BMR owners have less incentive to upgrade their properties
because it is questionable--at least in some parts of the
country--whether they will be able to recoup fix-up costs. They
cannot access their equity for emergencies or better
investments. If they get a raise, the higher income may
disqualify them from retaining the property. They cannot sublet
or move out without becoming ineligible for the program, and
they cannot sell to a relative or friend because the city or
county gets first right of refusal at the reduced sales price.
If the city or county declines, the property goes to the next
BMR buyer on the waiting list.
Unless BMR buyers can weather the lengthy resale restriction
periods in their "property prisons," they will have to initiate
the buying process again only to find themselves in a less
favorable position since home prices tend to increase over time.

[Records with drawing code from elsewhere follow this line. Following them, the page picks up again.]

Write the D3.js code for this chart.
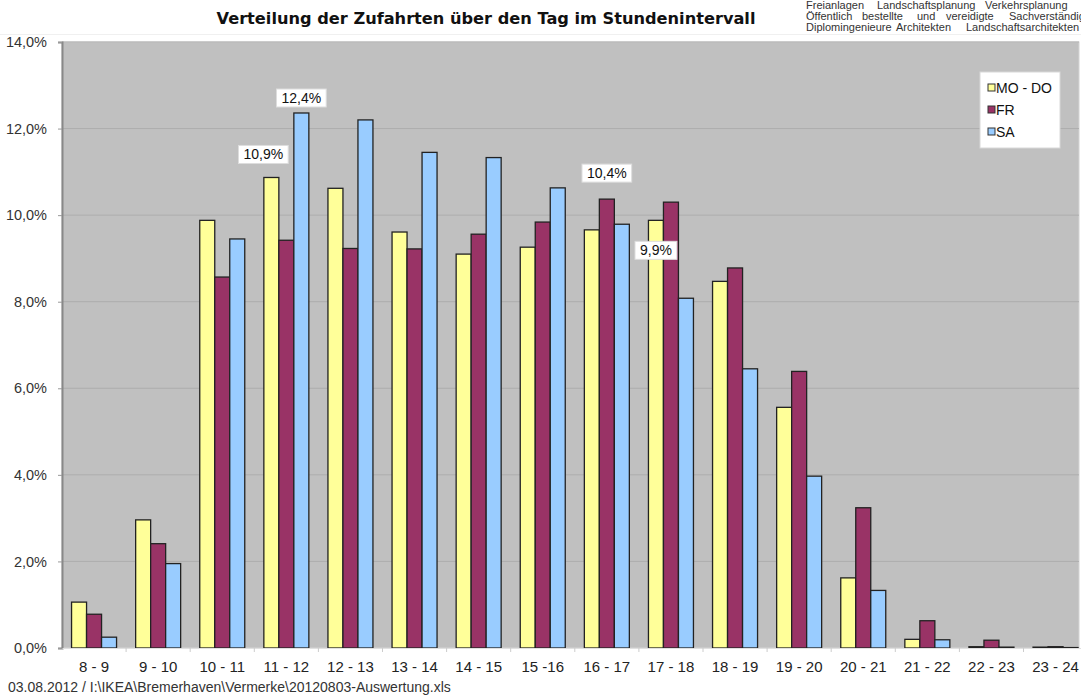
<!DOCTYPE html>
<html lang="de">
<head>
<meta charset="UTF-8">
<title>Verteilung der Zufahrten</title>
<script src="https://cdn.jsdelivr.net/npm/d3@7"></script>
<style>
  body { margin: 0; background: #fff; }
  text { font-family: "Liberation Sans", Arial, sans-serif; }
</style>
</head>
<body>
<script>
var hours = ['8 - 9', '9 - 10', '10 - 11', '11 - 12', '12 - 13', '13 - 14', '14 - 15', '15 -16',
             '16 - 17', '17 - 18', '18 - 19', '19 - 20', '20 - 21', '21 - 22', '22 - 23', '23 - 24'];
var series = ['MO - DO', 'FR', 'SA'];
var moDo = [1.06, 2.96, 9.88, 10.87, 10.62, 9.61, 9.10, 9.26, 9.66, 9.88, 8.47, 5.56, 1.62, 0.20, 0.03, 0.02];
var fr   = [0.78, 2.41, 8.57, 9.42, 9.23, 9.22, 9.56, 9.84, 10.37, 10.30, 8.78, 6.39, 3.24, 0.63, 0.18, 0.03];
var sa   = [0.25, 1.95, 9.45, 12.36, 12.20, 11.45, 11.33, 10.63, 9.79, 8.08, 6.45, 3.97, 1.33, 0.19, 0.02, 0.01];
var yTicks = [0, 2, 4, 6, 8, 10, 12, 14];
// beschriftete Werte: [Stunde, Reihe, Text]
var labels = [['11 - 12', 'MO - DO', '10,9%'], ['11 - 12', 'SA', '12,4%'],
              ['16 - 17', 'FR', '10,4%'], ['17 - 18', 'MO - DO', '9,9%']];

var colors = { 'MO - DO': '#ffff99', 'FR': '#993366', 'SA': '#99ccff' };
var values = { 'MO - DO': moDo, 'FR': fr, 'SA': sa };

var W = 1081, H = 695;
var pLeft = 62, pTop = 42, pBottom = 648, pRight = 1079;

var svg = d3.select('body').append('svg').attr('width', W).attr('height', H);

var x = d3.scaleBand().domain(hours).range([pLeft, pLeft + 16 * 64.1]).paddingInner(0).paddingOuter(0);
var xs = d3.scaleBand().domain(series).range([x.bandwidth() / 2 - 22.5, x.bandwidth() / 2 + 22.5]);
var y = d3.scaleLinear().domain([0, 14]).range([pBottom, pTop]);

// Plotfläche
svg.append('rect').attr('x', pLeft).attr('y', pTop).attr('width', pRight - pLeft).attr('height', pBottom - pTop)
  .attr('fill', '#c0c0c0').attr('stroke', '#d4d4d4');

// Gitternetz
svg.selectAll('line.grid').data(yTicks.slice(1)).enter().append('line')
  .attr('x1', pLeft).attr('x2', pRight)
  .attr('y1', function(d) { return y(d); }).attr('y2', function(d) { return y(d); })
  .attr('stroke', '#adadad').attr('stroke-width', 1);

// Balken
var groups = svg.selectAll('g.hour').data(hours).enter().append('g')
  .attr('transform', function(d) { return 'translate(' + x(d) + ',0)'; });

groups.selectAll('rect').data(function(h, i) {
    return series.map(function(s) { return { s: s, v: values[s][i] }; });
  }).enter().append('rect')
  .attr('x', function(d) { return xs(d.s); })
  .attr('width', xs.bandwidth())
  .attr('y', function(d) { return y(d.v); })
  .attr('height', function(d) { return pBottom - y(d.v); })
  .attr('fill', function(d) { return colors[d.s]; })
  .attr('stroke', '#222').attr('stroke-width', 1.3);

// Achsen
var yAxis = svg.append('g').attr('transform', 'translate(' + pLeft + ',0)')
  .call(d3.axisLeft(y).tickValues(yTicks).tickSize(4).tickPadding(11)
    .tickFormat(function(d) { return d3.format('.1f')(d).replace('.', ',') + '%'; }));
yAxis.select('.domain').attr('stroke', '#888').attr('stroke-width', 2);
yAxis.selectAll('.tick line').attr('stroke', '#999');
yAxis.selectAll('text').attr('font-size', 14.5).attr('fill', '#333').style('font-family', '"Liberation Sans", Arial, sans-serif');

var xAxis = svg.append('g').attr('transform', 'translate(0,' + pBottom + ')')
  .call(d3.axisBottom(x).tickSize(0).tickPadding(13));
xAxis.select('.domain').attr('stroke', '#e0e0e0');
xAxis.selectAll('text').attr('font-size', 15).attr('fill', '#222').style('font-family', '"Liberation Sans", Arial, sans-serif');
svg.selectAll('line.xt').data(hours.slice(1)).enter().append('line')
  .attr('x1', function(d) { return x(d); }).attr('x2', function(d) { return x(d); })
  .attr('y1', pBottom).attr('y2', pBottom + 4).attr('stroke', '#ccc');

// Datenbeschriftungen
var labelDy = { '10,9%': -23, '12,4%': -15, '10,4%': -26, '9,9%': 30 };
labels.forEach(function(l) {
  var i = hours.indexOf(l[0]);
  var cx = x(l[0]) + xs(l[1]) + xs.bandwidth() / 2;
  var cy = y(values[l[1]][i]) + labelDy[l[2]];
  if (l[2] === '10,9%') cx -= 8;
  var g = svg.append('g');
  var t = g.append('text').attr('x', cx).attr('y', cy + 5).attr('text-anchor', 'middle')
    .attr('font-size', 14).attr('fill', '#111').text(l[2]);
  var bb = t.node().getBBox();
  g.insert('rect', 'text').attr('x', bb.x - 5).attr('y', bb.y - 1).attr('width', bb.width + 10).attr('height', bb.height + 2)
    .attr('fill', '#fff').attr('stroke', '#ddd');
});

// Legende
var lg = svg.append('g').attr('transform', 'translate(980,72)');
lg.append('rect').attr('width', 80).attr('height', 76).attr('fill', '#fff').attr('stroke', '#d8d8d8');
series.forEach(function(s, i) {
  lg.append('rect').attr('x', 8).attr('y', 12 + i * 22).attr('width', 7).attr('height', 7)
    .attr('fill', colors[s]).attr('stroke', '#333');
  lg.append('text').attr('x', 16).attr('y', 21 + i * 22).attr('font-size', 14).attr('fill', '#111').text(s);
});

// Titel
svg.append('text').attr('x', 486).attr('y', 24).attr('text-anchor', 'middle')
  .style('font-family', '"DejaVu Sans", Verdana, sans-serif').attr('font-weight', 'bold')
  .attr('font-size', 16.2).attr('fill', '#111').text('Verteilung der Zufahrten über den Tag im Stundenintervall');

// Briefkopf rechts oben (Blocksatz, rechts abgeschnitten)
var head = [[['Freianlagen', 806], ['Landschaftsplanung', 877], ['Verkehrsplanung', 985]],
            [['Öffentlich', 806], ['bestellte', 862], ['und', 917], ['vereidigte', 946], ['Sachverständige', 1009]],
            [['Diplomingenieure', 806], ['Architekten', 896], ['Landschaftsarchitekten', 966]]];
head.forEach(function(line, r) {
  line.forEach(function(w) {
    svg.append('text').attr('x', w[1]).attr('y', 9 + r * 11).attr('font-size', 11).attr('fill', '#333').text(w[0]);
  });
});
svg.append('line').attr('x1', 0).attr('x2', W).attr('y1', 34.5).attr('y2', 34.5).attr('stroke', '#f0f0f0');

// Fußzeile
svg.append('text').attr('x', 8).attr('y', 692).attr('font-size', 14).attr('fill', '#333')
  .text('03.08.2012 / I:\\IKEA\\Bremerhaven\\Vermerke\\20120803-Auswertung.xls');
</script>
</body>
</html>
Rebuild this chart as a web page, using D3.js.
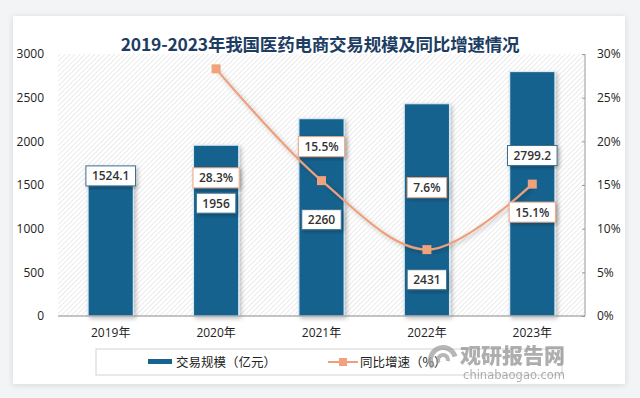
<!DOCTYPE html>
<html>
<head>
<meta charset="utf-8">
<script src="https://cdn.jsdelivr.net/npm/d3@7"></script>
<style>
  body { margin: 0; background: #f3f4f6; }
  svg { display: block; font-family: "Noto Sans", "Noto Sans CJK SC", sans-serif; }
</style>
</head>
<body>
<svg id="canvas"></svg>
<script>
let years = ["2019年", "2020年", "2021年", "2022年", "2023年"]
let scale = [1524.1, 1956, 2260, 2431, 2799.2]
let growth = [null, 28.3, 15.5, 7.6, 15.1]
let leftTicks = [0, 500, 1000, 1500, 2000, 2500, 3000]
let rightTicks = [0, 5, 10, 15, 20, 25, 30]

// label placement (px offsets from mark)
let barLabelDy = [-7, 58, 101, 176, 84]
let lineLabelDy = [0, 109, -34, -62, 28]

let width = 640
let height = 398
let plotL = 58, plotR = 585, plotT = 54, plotB = 316

let svg = d3.select("#canvas").attr("width", width).attr("height", height)

let defs = svg.append("defs")
let pat = defs.append("pattern").attr("id", "hatch").attr("patternUnits", "userSpaceOnUse")
    .attr("width", 3.5).attr("height", 3.5).attr("patternTransform", "rotate(45)")
pat.append("rect").attr("width", 3.5).attr("height", 3.5).attr("fill", "#ffffff")
pat.append("line").attr("x1", 0).attr("y1", 0).attr("x2", 0).attr("y2", 3.5)
    .attr("stroke", "#e4e4e4").attr("stroke-width", 1.4)
let sh = defs.append("filter").attr("id", "shadow").attr("x", "-20%").attr("y", "-20%").attr("width", "140%").attr("height", "140%")
sh.append("feDropShadow").attr("dx", 2).attr("dy", 2).attr("stdDeviation", 2).attr("flood-color", "#000").attr("flood-opacity", 0.25)
let cs = defs.append("filter").attr("id", "cardshadow").attr("x", "-5%").attr("y", "-5%").attr("width", "110%").attr("height", "110%")
cs.append("feDropShadow").attr("dx", 0).attr("dy", 1).attr("stdDeviation", 3).attr("flood-color", "#000").attr("flood-opacity", 0.12)

// card
svg.append("rect").attr("x", 13).attr("y", 16).attr("width", 612).attr("height", 368)
    .attr("fill", "#ffffff").attr("filter", "url(#cardshadow)")

svg.append("text").attr("x", 320).attr("y", 51).attr("text-anchor", "middle")
    .attr("font-family", "'Noto Sans CJK SC', sans-serif").attr("font-weight", "bold")
    .attr("font-size", 17.5).attr("fill", "#1d3d63").attr("letter-spacing", -0.2)
    .text("2019-2023年我国医药电商交易规模及同比增速情况")

let xScale = d3.scaleBand().domain(years).range([plotL, plotR]).paddingInner(0.57).paddingOuter(0.285)
let yLeft = d3.scaleLinear().domain([0, 3000]).range([plotB, plotT])
let yRight = d3.scaleLinear().domain([0, 30]).range([plotB, plotT])

svg.append("rect").attr("x", plotL).attr("y", plotT).attr("width", plotR - plotL).attr("height", plotB - plotT)
    .attr("fill", "url(#hatch)")

// axes
let yAxisL = svg.append("g").attr("transform", "translate(" + plotL + ",0)")
    .call(d3.axisLeft(yLeft).tickValues(leftTicks).tickSize(0).tickPadding(14).tickFormat(d3.format("d")))
yAxisL.select(".domain").remove()
yAxisL.selectAll("text").attr("font-size", 12).attr("fill", "#222").attr("font-family", "'Open Sans', sans-serif")

let yAxisR = svg.append("g").attr("transform", "translate(" + plotR + ",0)")
    .call(d3.axisRight(yRight).tickValues(rightTicks).tickSize(-3).tickPadding(12).tickFormat(d => d + "%"))
yAxisR.select(".domain").attr("stroke", "#9a9a9a").attr("d", "M0," + plotT + "V" + plotB)
yAxisR.selectAll("line").attr("stroke", "#9a9a9a")
yAxisR.selectAll("text").attr("font-size", 12).attr("fill", "#222").attr("font-family", "'Open Sans', sans-serif")

// bars
svg.selectAll(".bar").data(scale).enter().append("rect")
    .attr("class", "bar")
    .attr("x", (d, i) => xScale(years[i]))
    .attr("y", d => yLeft(d))
    .attr("width", xScale.bandwidth())
    .attr("height", d => plotB - yLeft(d))
    .attr("fill", "#17628e")
    .attr("stroke", "#d6eaf5").attr("stroke-width", 1.2)
    .attr("filter", "url(#shadow)")

let xAxis = svg.append("g").attr("transform", "translate(0," + plotB + ")")
    .call(d3.axisBottom(xScale).tickSize(0).tickPadding(12))
xAxis.select(".domain").attr("stroke", "#8a8a8a").attr("d", "M" + plotL + ",0H" + plotR)
xAxis.selectAll("text").attr("font-size", 12).attr("fill", "#222")
    .attr("font-family", "'Open Sans', 'Noto Sans CJK SC', sans-serif")

// growth line
let pts = growth.map((g, i) => ({ g, i })).filter(d => d.g !== null)
let cx = d => xScale(years[d.i]) + xScale.bandwidth() / 2
let line = d3.line().x(cx).y(d => yRight(d.g)).curve(d3.curveCatmullRom.alpha(0.5))
svg.append("path").datum(pts).attr("d", line).attr("fill", "none")
    .attr("stroke", "#eea07c").attr("stroke-width", 2.2).attr("filter", "url(#shadow)")
svg.selectAll(".mk").data(pts).enter().append("rect")
    .attr("x", d => cx(d) - 4.5).attr("y", d => yRight(d.g) - 4.5)
    .attr("width", 9).attr("height", 9).attr("fill", "#f0a27c")

// data labels
let drawLabel = (x, y, txt, border) => {
    let g = svg.append("g")
    let t = g.append("text").attr("x", x).attr("y", y + 4.5).attr("text-anchor", "middle")
        .attr("font-size", 12).attr("fill", "#333").attr("font-family", "'Open Sans', sans-serif")
        .attr("font-weight", 600).text(txt)
    let w = t.node().getComputedTextLength() + 12
    g.insert("rect", "text").attr("x", x - w / 2).attr("y", y - 10).attr("width", w).attr("height", 20)
        .attr("fill", "#ffffff").attr("stroke", border).attr("stroke-width", 1).attr("filter", "url(#shadow)")
}
scale.forEach((v, i) => {
    drawLabel(xScale(years[i]) + xScale.bandwidth() / 2, yLeft(v) + barLabelDy[i], String(v), "#3d6f8e")
})
pts.forEach(d => {
    drawLabel(cx(d), yRight(d.g) + lineLabelDy[d.i], d.g.toFixed(1) + "%", "#eaa888")
})

// legend
svg.append("rect").attr("x", 96).attr("y", 349).attr("width", 466).attr("height", 26)
    .attr("fill", "#fff").attr("stroke", "#d4d4d4")
svg.append("rect").attr("x", 148).attr("y", 359).attr("width", 24).attr("height", 5).attr("fill", "#17628e")
svg.append("text").attr("x", 176).attr("y", 367).attr("font-size", 12.5).attr("fill", "#222")
    .attr("font-family", "'Noto Sans CJK SC', sans-serif").text("交易规模（亿元）")
svg.append("line").attr("x1", 328).attr("x2", 358).attr("y1", 362).attr("y2", 362)
    .attr("stroke", "#eea07c").attr("stroke-width", 2)
svg.append("rect").attr("x", 339).attr("y", 358).attr("width", 8).attr("height", 8).attr("fill", "#f0a27c")
svg.append("text").attr("x", 360).attr("y", 367).attr("font-size", 12.5).attr("fill", "#222")
    .attr("font-family", "'Noto Sans CJK SC', sans-serif").text("同比增速（%）")

// watermark
let wm = svg.append("g").attr("opacity", 0.7)
wm.append("path").attr("d", d3.arc()({ innerRadius: 10, outerRadius: 15, startAngle: -2.2, endAngle: 1.3 }))
    .attr("transform", "translate(443,360)").attr("fill", "#999")
wm.append("path").attr("d", d3.arc()({ innerRadius: 3, outerRadius: 7, startAngle: -2.2, endAngle: 1.8 }))
    .attr("transform", "translate(443,360)").attr("fill", "#999")
wm.append("text").attr("x", 565).attr("y", 363).attr("text-anchor", "end")
    .attr("font-family", "'Noto Sans CJK SC', sans-serif").attr("font-weight", "900")
    .attr("font-size", 21).attr("fill", "#8c8c8c").text("观研报告网")
wm.append("text").attr("x", 565).attr("y", 379).attr("text-anchor", "end")
    .attr("font-family", "'DejaVu Sans', sans-serif").attr("font-size", 11.5)
    .attr("fill", "#8c8c8c").text("chinabaogao.com")
</script>
</body>
</html>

BMR buyers may realize they have erred by unnecessarily delaying
the opportunity to accumulate equity like market-rate owners. As
a Los Angeles city planner says, "These programs are not for
those who want to build wealth."
"Not for those who want to build wealth" are words that express
a vote of "no confidence" in the BMRers' ability to stand on
their own two feet. Providing crutches for those without broken
bones--since most BMRers could be market rate buyers--leads to
chronic impairment because when healthy parts are not used, they
become weak.
BMR programs effectively lock the door to real homeownership
after giving the "needy" a deceptive weekend playing house. It
is like the parent who sneaks an Easter egg into a child's
basket and smiles, "look what you have," only to snatch it back
and give it to another child.
BMR programs will no doubt become more popular as government
continues to obsess over affordability statistics rather than
consult with real life experts--real estate agents and
lenders--who get low and moderate income clients into properties
"all day long" in some of the most expensive real estate markets
in the country.
When USA Today reports that "the minimum household income needed
for a median-priced home at $495,000 (is) $115,910," it is
incorrectly assumed that someone with a $55,000 income cannot
buy the property.
Government must shed myths that housing is unaffordable and
scarce. Potential buyers must be empowered with avenues for
property investment, rather than coddled and saddled with
wealth-deflating options.
The threats against current homeowners--whether related to high
density or the subsidization of BMR buyers--must end. Government
should trust in supply and demand and use available resources to
clean up lower density, crime-invested neighborhoods where the
market would naturally produce a less expensive product.
A BMR program is an RBM (really bad mistake), so use caution
when you enter an affordable housing zone.